— start of PROVIDED MATERIAL —

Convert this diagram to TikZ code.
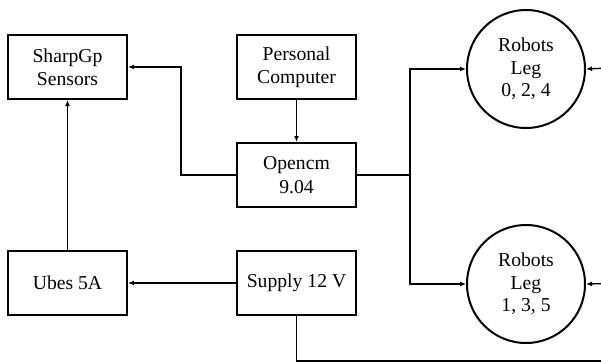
\documentclass[tikz,border=0pt]{standalone}
\usepackage{fontspec}
\setmainfont{Liberation Serif}
\usetikzlibrary{arrows.meta,positioning}
\tikzset{
  unitBox/.style={rectangle, draw, line width=1.2pt, minimum width=71.4pt,
    minimum height=38.4pt, inner sep=0pt, align=center,
    font=\fontsize{11.8}{14}\selectfont},
  legCircle/.style={circle, draw, line width=1.2pt, minimum size=70.8pt,
    inner sep=0pt, align=center, font=\fontsize{11.8}{13.4}\selectfont},
  wire/.style={-{Latex[length=3.6pt, width=3pt]}, line width=0.8pt},
  plainWire/.style={line width=0.8pt},
}

\begin{document}
\begin{tikzpicture}[x=0.6pt,y=-0.6pt]
  \useasboundingbox (0,0) rectangle (601,363);

  % boxes
  \node[unitBox] (sharp) at (67.5,67) {SharpGp\\Sensors};
  \node[unitBox] (pc) at (296.5,67) {Personal\\Computer};
  \node[unitBox] (opencm) at (296.5,175) {Opencm\\9.04};
  \node[unitBox] (ubes) at (67.5,283) {Ubes 5A};
  \node[unitBox] (supply) at (296.5,283) {Supply 12 V};

  % legs
  \node[legCircle] (legA) at (526,69) {Robots\\Leg\\0, 2, 4};
  \node[legCircle] (legB) at (526,284) {Robots\\Leg\\1, 3, 5};

  \coordinate (split) at (410,175);
  \coordinate (railBottom) at (630,361);
  \coordinate (railTop) at (630,67);
  \coordinate (railMid) at (630,283);

  % control
  \draw[wire] (pc.south) -- (opencm.north);
  \draw[wire] (opencm.west) -- ++(-55,0) |- (sharp.east);
  \draw[plainWire] (opencm.east) -- (split);
  \draw[wire] (split) |- (legA.west);
  \draw[wire] (split) |- (legB.west);

  % power
  \draw[wire] (supply.west) -- (ubes.east);
  \draw[wire] (ubes.north) -- (sharp.south);
  \draw[plainWire] (supply.south) |- (railBottom) -- (railTop);
  \draw[wire] (railTop) -- (legA.east);
  \draw[wire] (railMid) -- (legB.east);
\end{tikzpicture}
\end{document}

— end of PROVIDED MATERIAL —

▸ DESCRIPTION OF THE TASK: Make an exact copy of the data above, pictures excluded.

▸ CORRECT RESULT:
Convert this diagram to TikZ code.
\documentclass[tikz,border=0pt]{standalone}
\usepackage{fontspec}
\setmainfont{Liberation Serif}
\usetikzlibrary{arrows.meta,positioning}
\tikzset{
  unitBox/.style={rectangle, draw, line width=1.2pt, minimum width=71.4pt,
    minimum height=38.4pt, inner sep=0pt, align=center,
    font=\fontsize{11.8}{14}\selectfont},
  legCircle/.style={circle, draw, line width=1.2pt, minimum size=70.8pt,
    inner sep=0pt, align=center, font=\fontsize{11.8}{13.4}\selectfont},
  wire/.style={-{Latex[length=3.6pt, width=3pt]}, line width=0.8pt},
  plainWire/.style={line width=0.8pt},
}

\begin{document}
\begin{tikzpicture}[x=0.6pt,y=-0.6pt]
  \useasboundingbox (0,0) rectangle (601,363);

  % boxes
  \node[unitBox] (sharp) at (67.5,67) {SharpGp\\Sensors};
  \node[unitBox] (pc) at (296.5,67) {Personal\\Computer};
  \node[unitBox] (opencm) at (296.5,175) {Opencm\\9.04};
  \node[unitBox] (ubes) at (67.5,283) {Ubes 5A};
  \node[unitBox] (supply) at (296.5,283) {Supply 12 V};

  % legs
  \node[legCircle] (legA) at (526,69) {Robots\\Leg\\0, 2, 4};
  \node[legCircle] (legB) at (526,284) {Robots\\Leg\\1, 3, 5};

  \coordinate (split) at (410,175);
  \coordinate (railBottom) at (630,361);
  \coordinate (railTop) at (630,67);
  \coordinate (railMid) at (630,283);

  % control
  \draw[wire] (pc.south) -- (opencm.north);
  \draw[wire] (opencm.west) -- ++(-55,0) |- (sharp.east);
  \draw[plainWire] (opencm.east) -- (split);
  \draw[wire] (split) |- (legA.west);
  \draw[wire] (split) |- (legB.west);

  % power
  \draw[wire] (supply.west) -- (ubes.east);
  \draw[wire] (ubes.north) -- (sharp.south);
  \draw[plainWire] (supply.south) |- (railBottom) -- (railTop);
  \draw[wire] (railTop) -- (legA.east);
  \draw[wire] (railMid) -- (legB.east);
\end{tikzpicture}
\end{document}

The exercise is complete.